## EXERCISE BRIEF
Transcribe all of the material exactly. Any picture in it should be left out.

## DATA
========================
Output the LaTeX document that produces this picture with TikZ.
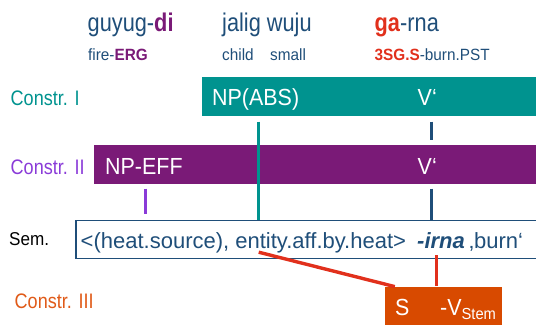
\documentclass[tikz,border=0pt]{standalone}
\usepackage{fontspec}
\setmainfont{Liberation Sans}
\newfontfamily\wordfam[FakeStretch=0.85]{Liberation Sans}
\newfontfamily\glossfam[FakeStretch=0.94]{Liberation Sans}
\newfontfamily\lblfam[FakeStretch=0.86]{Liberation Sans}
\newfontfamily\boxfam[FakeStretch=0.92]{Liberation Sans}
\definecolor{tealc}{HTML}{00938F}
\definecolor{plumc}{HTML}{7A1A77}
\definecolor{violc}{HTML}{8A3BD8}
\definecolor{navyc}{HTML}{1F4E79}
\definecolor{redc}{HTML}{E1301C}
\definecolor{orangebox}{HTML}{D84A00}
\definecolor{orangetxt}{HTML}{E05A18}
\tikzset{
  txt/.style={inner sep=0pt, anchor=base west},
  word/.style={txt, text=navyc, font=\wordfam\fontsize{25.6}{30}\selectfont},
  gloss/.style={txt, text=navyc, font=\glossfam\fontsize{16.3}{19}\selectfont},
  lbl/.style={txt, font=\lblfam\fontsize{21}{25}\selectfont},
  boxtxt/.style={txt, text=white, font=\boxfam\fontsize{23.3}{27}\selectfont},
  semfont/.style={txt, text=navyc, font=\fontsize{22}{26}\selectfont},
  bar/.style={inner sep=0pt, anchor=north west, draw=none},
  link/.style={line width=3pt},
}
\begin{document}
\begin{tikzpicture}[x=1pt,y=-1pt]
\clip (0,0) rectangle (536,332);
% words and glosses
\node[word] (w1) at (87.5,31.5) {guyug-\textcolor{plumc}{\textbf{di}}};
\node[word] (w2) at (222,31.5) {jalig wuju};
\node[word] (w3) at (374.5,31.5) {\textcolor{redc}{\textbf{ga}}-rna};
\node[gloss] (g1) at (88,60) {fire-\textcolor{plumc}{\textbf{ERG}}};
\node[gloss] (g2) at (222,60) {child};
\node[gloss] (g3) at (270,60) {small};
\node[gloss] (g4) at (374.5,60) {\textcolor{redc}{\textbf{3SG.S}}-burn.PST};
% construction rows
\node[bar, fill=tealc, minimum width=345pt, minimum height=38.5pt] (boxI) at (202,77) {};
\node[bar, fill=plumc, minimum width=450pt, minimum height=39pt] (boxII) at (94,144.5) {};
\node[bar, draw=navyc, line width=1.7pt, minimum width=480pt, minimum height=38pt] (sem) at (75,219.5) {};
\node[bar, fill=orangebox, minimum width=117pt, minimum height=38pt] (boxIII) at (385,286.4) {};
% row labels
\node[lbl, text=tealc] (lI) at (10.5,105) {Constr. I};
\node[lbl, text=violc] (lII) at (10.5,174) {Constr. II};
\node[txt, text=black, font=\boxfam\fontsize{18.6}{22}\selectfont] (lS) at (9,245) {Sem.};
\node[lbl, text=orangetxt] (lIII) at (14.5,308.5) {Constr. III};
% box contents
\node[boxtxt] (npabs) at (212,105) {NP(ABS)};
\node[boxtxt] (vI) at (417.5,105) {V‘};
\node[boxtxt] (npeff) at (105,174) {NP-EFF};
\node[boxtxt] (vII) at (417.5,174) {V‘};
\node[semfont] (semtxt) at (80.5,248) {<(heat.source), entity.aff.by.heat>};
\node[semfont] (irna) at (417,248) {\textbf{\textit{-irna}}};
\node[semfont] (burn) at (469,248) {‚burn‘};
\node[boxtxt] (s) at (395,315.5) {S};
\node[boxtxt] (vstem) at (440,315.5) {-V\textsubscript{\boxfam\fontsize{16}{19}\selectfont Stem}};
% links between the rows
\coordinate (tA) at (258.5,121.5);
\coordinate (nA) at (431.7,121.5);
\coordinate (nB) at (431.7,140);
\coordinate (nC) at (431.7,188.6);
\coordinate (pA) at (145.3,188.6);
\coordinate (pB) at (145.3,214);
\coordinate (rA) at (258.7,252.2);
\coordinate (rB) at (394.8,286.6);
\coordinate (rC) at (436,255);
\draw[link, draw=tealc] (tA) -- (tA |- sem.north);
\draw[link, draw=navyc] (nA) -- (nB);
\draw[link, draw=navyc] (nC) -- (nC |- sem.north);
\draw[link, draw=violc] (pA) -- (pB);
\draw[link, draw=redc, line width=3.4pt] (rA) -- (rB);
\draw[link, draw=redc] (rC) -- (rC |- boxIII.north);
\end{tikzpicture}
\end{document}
========================
## THE RESPONSE
Output the LaTeX document that produces this picture with TikZ.
\documentclass[tikz,border=0pt]{standalone}
\usepackage{fontspec}
\setmainfont{Liberation Sans}
\newfontfamily\wordfam[FakeStretch=0.85]{Liberation Sans}
\newfontfamily\glossfam[FakeStretch=0.94]{Liberation Sans}
\newfontfamily\lblfam[FakeStretch=0.86]{Liberation Sans}
\newfontfamily\boxfam[FakeStretch=0.92]{Liberation Sans}
\definecolor{tealc}{HTML}{00938F}
\definecolor{plumc}{HTML}{7A1A77}
\definecolor{violc}{HTML}{8A3BD8}
\definecolor{navyc}{HTML}{1F4E79}
\definecolor{redc}{HTML}{E1301C}
\definecolor{orangebox}{HTML}{D84A00}
\definecolor{orangetxt}{HTML}{E05A18}
\tikzset{
  txt/.style={inner sep=0pt, anchor=base west},
  word/.style={txt, text=navyc, font=\wordfam\fontsize{25.6}{30}\selectfont},
  gloss/.style={txt, text=navyc, font=\glossfam\fontsize{16.3}{19}\selectfont},
  lbl/.style={txt, font=\lblfam\fontsize{21}{25}\selectfont},
  boxtxt/.style={txt, text=white, font=\boxfam\fontsize{23.3}{27}\selectfont},
  semfont/.style={txt, text=navyc, font=\fontsize{22}{26}\selectfont},
  bar/.style={inner sep=0pt, anchor=north west, draw=none},
  link/.style={line width=3pt},
}
\begin{document}
\begin{tikzpicture}[x=1pt,y=-1pt]
\clip (0,0) rectangle (536,332);
% words and glosses
\node[word] (w1) at (87.5,31.5) {guyug-\textcolor{plumc}{\textbf{di}}};
\node[word] (w2) at (222,31.5) {jalig wuju};
\node[word] (w3) at (374.5,31.5) {\textcolor{redc}{\textbf{ga}}-rna};
\node[gloss] (g1) at (88,60) {fire-\textcolor{plumc}{\textbf{ERG}}};
\node[gloss] (g2) at (222,60) {child};
\node[gloss] (g3) at (270,60) {small};
\node[gloss] (g4) at (374.5,60) {\textcolor{redc}{\textbf{3SG.S}}-burn.PST};
% construction rows
\node[bar, fill=tealc, minimum width=345pt, minimum height=38.5pt] (boxI) at (202,77) {};
\node[bar, fill=plumc, minimum width=450pt, minimum height=39pt] (boxII) at (94,144.5) {};
\node[bar, draw=navyc, line width=1.7pt, minimum width=480pt, minimum height=38pt] (sem) at (75,219.5) {};
\node[bar, fill=orangebox, minimum width=117pt, minimum height=38pt] (boxIII) at (385,286.4) {};
% row labels
\node[lbl, text=tealc] (lI) at (10.5,105) {Constr. I};
\node[lbl, text=violc] (lII) at (10.5,174) {Constr. II};
\node[txt, text=black, font=\boxfam\fontsize{18.6}{22}\selectfont] (lS) at (9,245) {Sem.};
\node[lbl, text=orangetxt] (lIII) at (14.5,308.5) {Constr. III};
% box contents
\node[boxtxt] (npabs) at (212,105) {NP(ABS)};
\node[boxtxt] (vI) at (417.5,105) {V‘};
\node[boxtxt] (npeff) at (105,174) {NP-EFF};
\node[boxtxt] (vII) at (417.5,174) {V‘};
\node[semfont] (semtxt) at (80.5,248) {<(heat.source), entity.aff.by.heat>};
\node[semfont] (irna) at (417,248) {\textbf{\textit{-irna}}};
\node[semfont] (burn) at (469,248) {‚burn‘};
\node[boxtxt] (s) at (395,315.5) {S};
\node[boxtxt] (vstem) at (440,315.5) {-V\textsubscript{\boxfam\fontsize{16}{19}\selectfont Stem}};
% links between the rows
\coordinate (tA) at (258.5,121.5);
\coordinate (nA) at (431.7,121.5);
\coordinate (nB) at (431.7,140);
\coordinate (nC) at (431.7,188.6);
\coordinate (pA) at (145.3,188.6);
\coordinate (pB) at (145.3,214);
\coordinate (rA) at (258.7,252.2);
\coordinate (rB) at (394.8,286.6);
\coordinate (rC) at (436,255);
\draw[link, draw=tealc] (tA) -- (tA |- sem.north);
\draw[link, draw=navyc] (nA) -- (nB);
\draw[link, draw=navyc] (nC) -- (nC |- sem.north);
\draw[link, draw=violc] (pA) -- (pB);
\draw[link, draw=redc, line width=3.4pt] (rA) -- (rB);
\draw[link, draw=redc] (rC) -- (rC |- boxIII.north);
\end{tikzpicture}
\end{document}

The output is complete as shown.